**Your task**: Starting with the first line below, extract each line through the one that contains "780, 216, 235];", inclusive, excluding pictures.

**Dataset content**:
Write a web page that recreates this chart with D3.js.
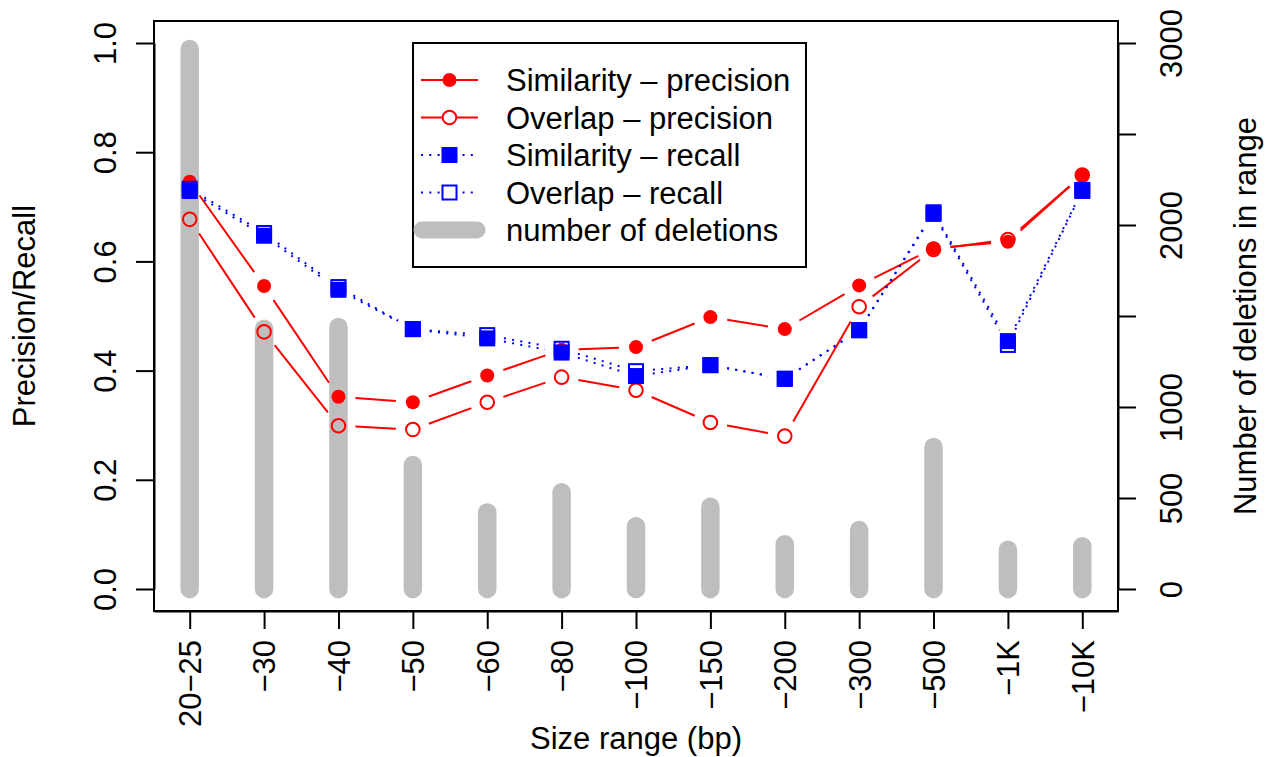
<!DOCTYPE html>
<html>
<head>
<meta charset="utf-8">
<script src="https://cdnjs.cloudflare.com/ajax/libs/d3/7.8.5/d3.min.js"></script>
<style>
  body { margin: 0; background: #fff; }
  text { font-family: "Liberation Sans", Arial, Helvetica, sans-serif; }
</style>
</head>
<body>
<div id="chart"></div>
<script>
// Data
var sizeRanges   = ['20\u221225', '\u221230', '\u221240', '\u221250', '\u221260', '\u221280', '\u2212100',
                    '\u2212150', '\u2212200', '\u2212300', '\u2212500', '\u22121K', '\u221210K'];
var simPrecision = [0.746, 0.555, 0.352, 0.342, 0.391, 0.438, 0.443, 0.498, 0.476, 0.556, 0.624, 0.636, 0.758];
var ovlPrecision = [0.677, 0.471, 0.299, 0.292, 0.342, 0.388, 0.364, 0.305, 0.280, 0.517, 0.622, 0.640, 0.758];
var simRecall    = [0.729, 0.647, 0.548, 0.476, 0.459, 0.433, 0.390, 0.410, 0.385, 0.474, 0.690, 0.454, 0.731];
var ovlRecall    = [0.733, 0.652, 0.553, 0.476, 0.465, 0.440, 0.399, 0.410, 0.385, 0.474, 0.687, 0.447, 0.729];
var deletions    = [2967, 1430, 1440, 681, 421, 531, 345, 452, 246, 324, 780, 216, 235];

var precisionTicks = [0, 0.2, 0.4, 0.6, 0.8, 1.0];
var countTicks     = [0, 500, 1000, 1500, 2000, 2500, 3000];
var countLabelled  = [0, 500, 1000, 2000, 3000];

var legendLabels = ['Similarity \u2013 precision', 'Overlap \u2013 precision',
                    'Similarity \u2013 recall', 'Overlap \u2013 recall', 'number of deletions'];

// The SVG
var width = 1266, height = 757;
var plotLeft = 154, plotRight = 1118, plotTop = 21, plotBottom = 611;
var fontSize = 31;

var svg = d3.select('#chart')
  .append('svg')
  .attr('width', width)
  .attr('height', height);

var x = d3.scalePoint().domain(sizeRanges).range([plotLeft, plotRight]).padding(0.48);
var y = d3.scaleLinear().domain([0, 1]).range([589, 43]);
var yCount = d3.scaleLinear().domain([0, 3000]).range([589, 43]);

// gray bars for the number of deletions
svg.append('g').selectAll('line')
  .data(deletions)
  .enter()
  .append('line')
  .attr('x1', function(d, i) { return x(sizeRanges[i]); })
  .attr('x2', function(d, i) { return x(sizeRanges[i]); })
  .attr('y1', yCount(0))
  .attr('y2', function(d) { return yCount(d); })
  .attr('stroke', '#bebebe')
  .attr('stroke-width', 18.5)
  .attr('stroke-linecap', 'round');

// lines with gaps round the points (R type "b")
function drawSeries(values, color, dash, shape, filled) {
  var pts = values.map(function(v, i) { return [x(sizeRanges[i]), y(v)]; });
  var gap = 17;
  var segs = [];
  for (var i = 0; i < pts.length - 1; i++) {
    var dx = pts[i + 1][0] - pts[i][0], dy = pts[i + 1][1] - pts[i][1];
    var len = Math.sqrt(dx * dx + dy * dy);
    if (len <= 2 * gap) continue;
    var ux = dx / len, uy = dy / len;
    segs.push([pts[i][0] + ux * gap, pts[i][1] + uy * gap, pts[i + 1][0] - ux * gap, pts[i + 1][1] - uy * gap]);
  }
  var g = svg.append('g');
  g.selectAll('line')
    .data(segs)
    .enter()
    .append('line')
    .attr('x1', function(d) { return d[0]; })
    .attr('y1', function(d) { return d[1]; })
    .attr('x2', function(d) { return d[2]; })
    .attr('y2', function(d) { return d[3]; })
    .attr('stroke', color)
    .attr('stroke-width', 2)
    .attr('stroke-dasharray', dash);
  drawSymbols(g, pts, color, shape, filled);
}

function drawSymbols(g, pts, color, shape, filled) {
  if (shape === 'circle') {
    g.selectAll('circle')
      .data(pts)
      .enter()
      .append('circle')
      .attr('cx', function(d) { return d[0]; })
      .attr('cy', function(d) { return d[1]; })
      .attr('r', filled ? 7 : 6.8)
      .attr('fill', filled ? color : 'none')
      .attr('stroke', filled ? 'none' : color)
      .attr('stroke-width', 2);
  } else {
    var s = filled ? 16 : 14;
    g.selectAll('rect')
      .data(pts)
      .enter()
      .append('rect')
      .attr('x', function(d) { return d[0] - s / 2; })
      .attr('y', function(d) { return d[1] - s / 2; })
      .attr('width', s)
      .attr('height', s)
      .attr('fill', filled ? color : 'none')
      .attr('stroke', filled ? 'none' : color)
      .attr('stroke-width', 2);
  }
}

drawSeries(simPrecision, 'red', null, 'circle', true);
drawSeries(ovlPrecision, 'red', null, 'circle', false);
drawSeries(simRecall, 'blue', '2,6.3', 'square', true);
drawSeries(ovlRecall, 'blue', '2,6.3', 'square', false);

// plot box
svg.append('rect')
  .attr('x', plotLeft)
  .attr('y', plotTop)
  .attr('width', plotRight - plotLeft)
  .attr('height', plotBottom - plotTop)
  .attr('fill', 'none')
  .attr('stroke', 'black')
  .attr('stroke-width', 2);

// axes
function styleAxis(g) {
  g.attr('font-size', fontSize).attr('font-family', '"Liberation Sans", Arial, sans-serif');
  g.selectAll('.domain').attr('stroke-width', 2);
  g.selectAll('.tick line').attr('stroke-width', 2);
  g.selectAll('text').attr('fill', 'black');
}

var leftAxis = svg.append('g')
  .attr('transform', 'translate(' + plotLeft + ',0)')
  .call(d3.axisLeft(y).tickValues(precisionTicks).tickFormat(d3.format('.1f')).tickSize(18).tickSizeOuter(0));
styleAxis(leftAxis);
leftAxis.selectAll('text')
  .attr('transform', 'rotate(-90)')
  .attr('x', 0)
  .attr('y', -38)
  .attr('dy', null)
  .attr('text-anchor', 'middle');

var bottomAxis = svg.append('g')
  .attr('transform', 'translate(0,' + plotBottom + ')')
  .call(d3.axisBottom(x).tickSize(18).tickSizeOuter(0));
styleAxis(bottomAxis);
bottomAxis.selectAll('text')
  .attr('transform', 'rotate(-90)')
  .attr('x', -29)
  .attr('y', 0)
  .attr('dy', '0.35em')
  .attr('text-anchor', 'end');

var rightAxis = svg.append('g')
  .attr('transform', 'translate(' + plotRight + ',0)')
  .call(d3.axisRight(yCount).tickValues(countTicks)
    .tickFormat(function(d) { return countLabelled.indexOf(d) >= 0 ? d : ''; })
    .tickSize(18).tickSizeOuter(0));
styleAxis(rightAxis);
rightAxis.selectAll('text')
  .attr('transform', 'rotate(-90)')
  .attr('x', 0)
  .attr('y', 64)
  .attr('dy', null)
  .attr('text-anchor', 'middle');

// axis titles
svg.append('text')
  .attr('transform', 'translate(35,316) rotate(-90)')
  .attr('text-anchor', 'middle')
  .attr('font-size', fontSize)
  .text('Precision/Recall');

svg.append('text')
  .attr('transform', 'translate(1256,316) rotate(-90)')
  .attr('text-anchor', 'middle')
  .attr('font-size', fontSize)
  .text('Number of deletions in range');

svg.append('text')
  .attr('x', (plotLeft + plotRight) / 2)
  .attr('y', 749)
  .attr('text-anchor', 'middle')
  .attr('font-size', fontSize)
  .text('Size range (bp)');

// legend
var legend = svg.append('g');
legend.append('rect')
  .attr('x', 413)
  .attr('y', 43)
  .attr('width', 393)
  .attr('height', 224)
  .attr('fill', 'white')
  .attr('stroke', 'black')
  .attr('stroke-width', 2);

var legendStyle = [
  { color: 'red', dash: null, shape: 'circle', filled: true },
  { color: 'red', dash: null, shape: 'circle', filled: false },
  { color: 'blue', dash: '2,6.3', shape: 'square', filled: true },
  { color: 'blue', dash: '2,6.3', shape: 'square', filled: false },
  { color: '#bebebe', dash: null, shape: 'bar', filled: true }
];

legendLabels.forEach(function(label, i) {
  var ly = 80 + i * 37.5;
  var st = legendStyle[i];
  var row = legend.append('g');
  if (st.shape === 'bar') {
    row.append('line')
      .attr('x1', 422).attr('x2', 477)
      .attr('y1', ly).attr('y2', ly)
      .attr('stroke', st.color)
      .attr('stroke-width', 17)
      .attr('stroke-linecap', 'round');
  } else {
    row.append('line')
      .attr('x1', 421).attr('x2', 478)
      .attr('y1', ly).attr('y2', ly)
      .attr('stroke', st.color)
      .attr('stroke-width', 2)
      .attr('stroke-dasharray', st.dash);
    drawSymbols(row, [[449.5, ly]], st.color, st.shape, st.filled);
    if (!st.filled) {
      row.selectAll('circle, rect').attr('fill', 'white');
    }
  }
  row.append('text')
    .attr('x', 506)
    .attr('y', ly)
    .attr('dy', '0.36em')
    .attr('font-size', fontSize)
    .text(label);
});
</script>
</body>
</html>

**Task result**:
Write a web page that recreates this chart with D3.js.
<!DOCTYPE html>
<html>
<head>
<meta charset="utf-8">
<script src="https://cdnjs.cloudflare.com/ajax/libs/d3/7.8.5/d3.min.js"></script>
<style>
  body { margin: 0; background: #fff; }
  text { font-family: "Liberation Sans", Arial, Helvetica, sans-serif; }
</style>
</head>
<body>
<div id="chart"></div>
<script>
// Data
var sizeRanges   = ['20\u221225', '\u221230', '\u221240', '\u221250', '\u221260', '\u221280', '\u2212100',
                    '\u2212150', '\u2212200', '\u2212300', '\u2212500', '\u22121K', '\u221210K'];
var simPrecision = [0.746, 0.555, 0.352, 0.342, 0.391, 0.438, 0.443, 0.498, 0.476, 0.556, 0.624, 0.636, 0.758];
var ovlPrecision = [0.677, 0.471, 0.299, 0.292, 0.342, 0.388, 0.364, 0.305, 0.280, 0.517, 0.622, 0.640, 0.758];
var simRecall    = [0.729, 0.647, 0.548, 0.476, 0.459, 0.433, 0.390, 0.410, 0.385, 0.474, 0.690, 0.454, 0.731];
var ovlRecall    = [0.733, 0.652, 0.553, 0.476, 0.465, 0.440, 0.399, 0.410, 0.385, 0.474, 0.687, 0.447, 0.729];
var deletions    = [2967, 1430, 1440, 681, 421, 531, 345, 452, 246, 324, 780, 216, 235];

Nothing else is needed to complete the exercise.